As many of my close friends in Athens know, I have a borderline obsession with gigantes.
My favorite taverna in Athens makes gigantes that I can only describe as “pillows of perfection,” which I usually eat within my first 48 hours of arriving. The beans are amazingly tender, and the sauce is warming and heavy enough to feel like comfort food but vegetable-centric enough that it feels like a healthy indulgence.
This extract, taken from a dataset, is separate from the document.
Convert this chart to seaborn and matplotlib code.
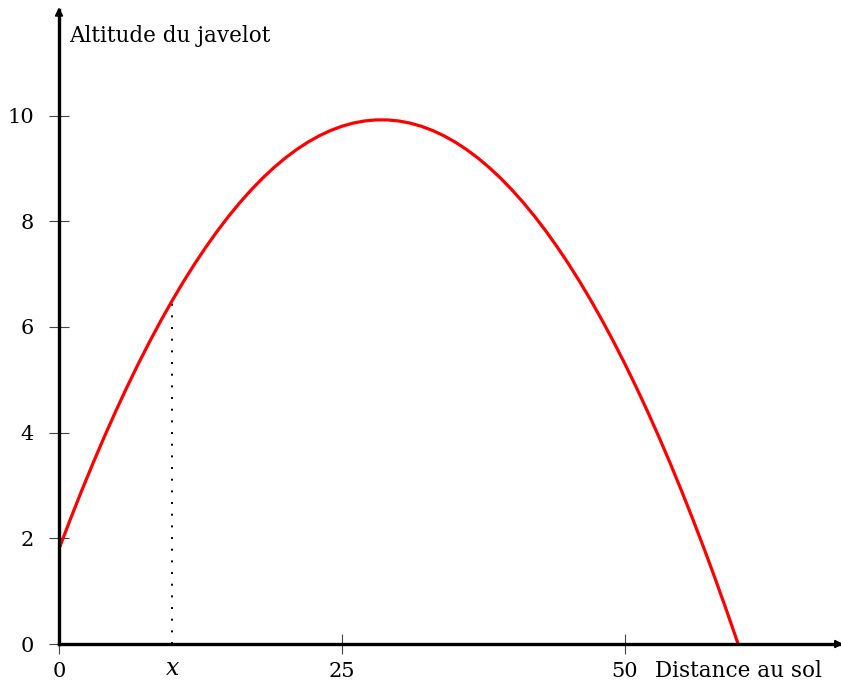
import numpy as np
import pandas as pd
import seaborn as sns
import matplotlib.pyplot as plt

# Trajectory (distance, altitude), one point per metre
distance = list(range(0, 61))
altitude = [1.80, 2.36, 2.90, 3.42, 3.92, 4.40, 4.86, 5.30, 5.72, 6.12,
            6.50, 6.86, 7.20, 7.52, 7.82, 8.10, 8.36, 8.60, 8.82, 9.02,
            9.20, 9.36, 9.50, 9.62, 9.72, 9.80, 9.86, 9.90, 9.92, 9.92,
            9.90, 9.86, 9.80, 9.72, 9.62, 9.50, 9.36, 9.20, 9.02, 8.82,
            8.60, 8.36, 8.10, 7.82, 7.52, 7.20, 6.86, 6.50, 6.12, 5.72,
            5.30, 4.86, 4.40, 3.92, 3.42, 2.90, 2.36, 1.80, 1.22, 0.62,
            0.00]

x_marked = 10
y_marked = 6.5
xticks = [0, 25, 50]
yticks = [0, 2, 4, 6, 8, 10]

sns.set_style('white')
plt.rcParams['font.family'] = ['DejaVu Serif']
plt.rcParams['mathtext.fontset'] = 'dejavuserif'
plt.rcParams['text.color'] = 'black'
plt.rcParams['xtick.labelcolor'] = 'black'
plt.rcParams['ytick.labelcolor'] = 'black'

fig = plt.figure(figsize=(8.41, 6.84), dpi=100)
ax = fig.add_axes([59 / 841, 40 / 684, 781 / 841, 634 / 684])
ax.set_xlim(0, 69)
ax.set_ylim(0, 12.0)

df = pd.DataFrame({'distance': distance, 'altitude': altitude})
sns.lineplot(data=df, x='distance', y='altitude', color='#ff0000', lw=2.3,
             sort=False, ax=ax, zorder=3)

# dotted guide at x
ax.plot([x_marked, x_marked], [0, y_marked], color='black', lw=1.4,
        linestyle=(0, (1, 5)), zorder=2)

for s in ['top', 'right']:
    ax.spines[s].set_visible(False)
for s in ['left', 'bottom']:
    ax.spines[s].set_linewidth(2.4)
    ax.spines[s].set_color('black')
    ax.spines[s].set_zorder(4)

# arrow heads
ax.annotate('', xy=(69.3, 0), xytext=(68, 0), annotation_clip=False,
            arrowprops=dict(arrowstyle='-|>', color='black', lw=1.2,
                            mutation_scale=12, shrinkA=0, shrinkB=0))
ax.annotate('', xy=(0, 12.05), xytext=(0, 11.6), annotation_clip=False,
            arrowprops=dict(arrowstyle='-|>', color='black', lw=1.2,
                            mutation_scale=12, shrinkA=0, shrinkB=0))

ax.set_xticks(xticks)
ax.set_yticks(yticks)
ax.set_xticklabels([str(t) for t in xticks])
ax.set_yticklabels([str(t) for t in yticks])
ax.tick_params(direction='inout', length=14, width=0.8, color='#444444',
               labelsize=15, left=True, bottom=True)
ax.tick_params(axis='y', pad=11)
ax.tick_params(axis='x', pad=6)
ax.set_xlabel('')
ax.set_ylabel('')

ax.text(x_marked, -0.25, '$x$', ha='center', va='top', fontsize=17)
ax.text(60, -0.3, 'Distance au sol', ha='center', va='top', fontsize=15.5)
ax.text(0.9, 11.5, 'Altitude du javelot', ha='left', va='center', fontsize=15.5)

fig.savefig('out.png', dpi=100)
A year or two ago I finally made headway in becoming a regular at the taverna when I befriended one of the servers who, among the male-dominated staff, is young, female and English-speaking. In my broken Greek she helped me coax a verbally dictated, very nontechnical recipe-ish sort of description from the owner. When I returned to California, obviously having packed a giant bag of white beans in my luggage, I immediately got to work testing the tips that I was given through what felt like a sacred passing of bean oral history.
With practice, this recipe is what became of that interaction. Enjoy these with a dollop of whole-milk Greek yogurt and a side of crusty bread.
The cooking time depends on how well your oven regulates heat and freshness of the dried beans. If the beans are older, they will take longer. You’re looking for tender, soft, buttery beans that hold their shape and are not falling apart, plus a thick sauce, and some of the beans on the top layer ending up a bit “burnt” or extra baked from direct heat exposure. After the initial uncovered baking period, check periodically in 10-minute increments to test the beans’ texture as needed.
This is an excellent recipe for meal prep: This can be made ahead and keeps for at least three to four days. It also freezes and reheats very well.